U.S. Rep. Nancy Mace (R-SC) formally introduced the States Reform Act on Monday, which seeks to end the federal prohibition of cannabis in favor of a tax-and-regulate model similar to alcohol, The State reports.
“This bill supports veterans, law enforcement, farmers, businesses, those with serious illnesses, and it is good for criminal justice reform. The States Reform Act takes special care to keep Americans and their children safe while ending federal interference with state cannabis laws.” — Rep. Nancy Mace, in a statement
Specifically, the proposal seeks a 3% federal excise tax on all cannabis sales with proceeds reserved for law enforcement programs, assisting the federal Small Business Administration, and supporting mental health initiatives for veterans. The Alcohol and Tobacco Tax and Trade Bureau would be tasked with federally regulating sales of the plant while the U.S. Department of Agriculture would manage cannabis farming and cultivation; the FDA would maintain jurisdiction over medical cannabis regulations.
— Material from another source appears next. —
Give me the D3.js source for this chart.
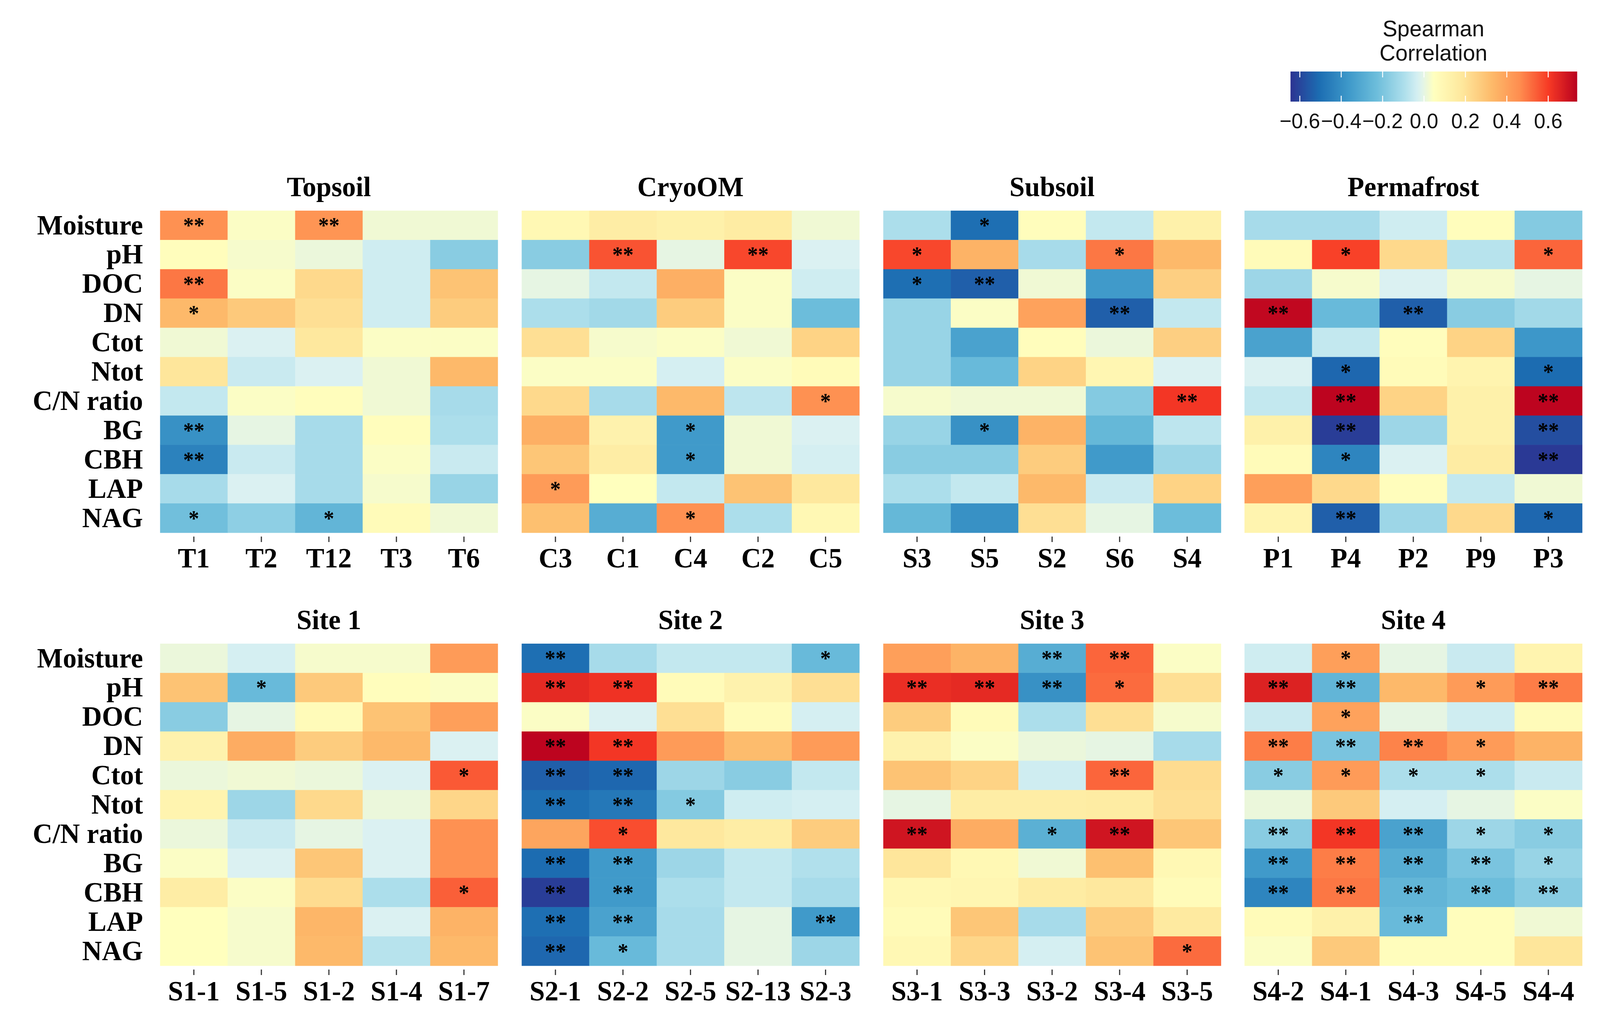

While the bill contains language addressing the expungement of nonviolent federal cannabis crimes, it stops short of the social equity clauses in other federal cannabis bills like the Marijuana Opportunity Reinvestment and Expungement Act and the Cannabis Administration and Opportunity Act.
Mace’s bill was co-sponsored by other Republican lawmakers including U.S. Reps. Brian Mast (FL), Tom McClintock (CA), Peter Meijer (MI), and Don Young (AK). But while cannabis legalization is exceedingly popular with American voters — a recent Gallup poll found that 68% of voters legalization, including about 50% of Republicans — fellow GOP lawmakers in Mace’s home state of South Carolina were quick to distance themselves from her plan.
“Our Party platform is clear: ‘We support firm enforcement of existing laws against the abuse and distribution of controlled substances, and we oppose any effort to legalize the use of controlled substances,’ and that includes marijuana,” said Drew McKissick, Chairman of the South Carolina Republican Party, in the report.
But Mace said her bill only gives states the option of managing their own cannabis laws: “It’s not going to force cannabis on South Carolina if South Carolina does not want it,” she told The State.